A beautifully lyrical collection of essays on the natural world in Britain by the Guardian’s country diary writer Paul Evans.
With a title taken from the 1940 Batsford book, this is nature writing for the modern reader. It is a book both for those that live in the country and those that don’t, but experience nature every day through brownfield edge lands, transport corridors, urban greenspace, industrialised agriculture and fragments of ancient countryside. Evans weaves historical, cultural and literary references into his writing, ranging from T.S. Eliot to Bridget Riley, from Hieronymus Bosch to Napoleon.

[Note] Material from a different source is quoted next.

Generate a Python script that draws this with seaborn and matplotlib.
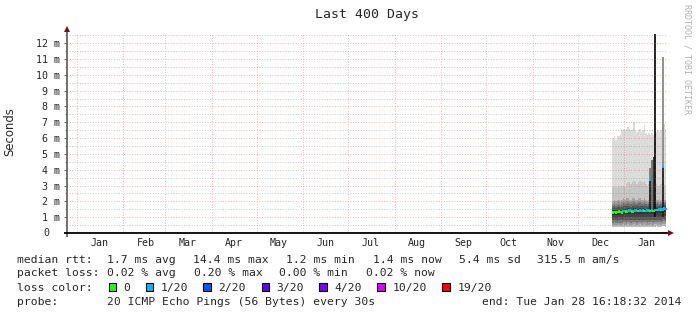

The essays include The Weedling Wild, on the wildlife of the wasteland: ragwort, rosebay willowherb, giant hogweed and the cinnabar moth; Gardens of Light, about the creatures to be found under moonlight: pipistrelle bats, lacewings and orb-weaver spider; The Flow, with tales from the riverbank, estuaries and seas, including kingfisher, minnow, otter and heron. The Commons looks at meadowland with a human footprint, with the Adonis blue butterfly, horseshoe vetch, skylark, black knapweed and the six-belted clearwing moth. Other chapters look at the wildlife returned to Britain, such as wolves, wild boar and polecats, and finds nature in and around landscapes as varied as a domestic garden or a wild moor. How to See Nature ends with an alphabetical bestiary, an idiosyncratic selection of British wildlife based on the author’s personal encounters.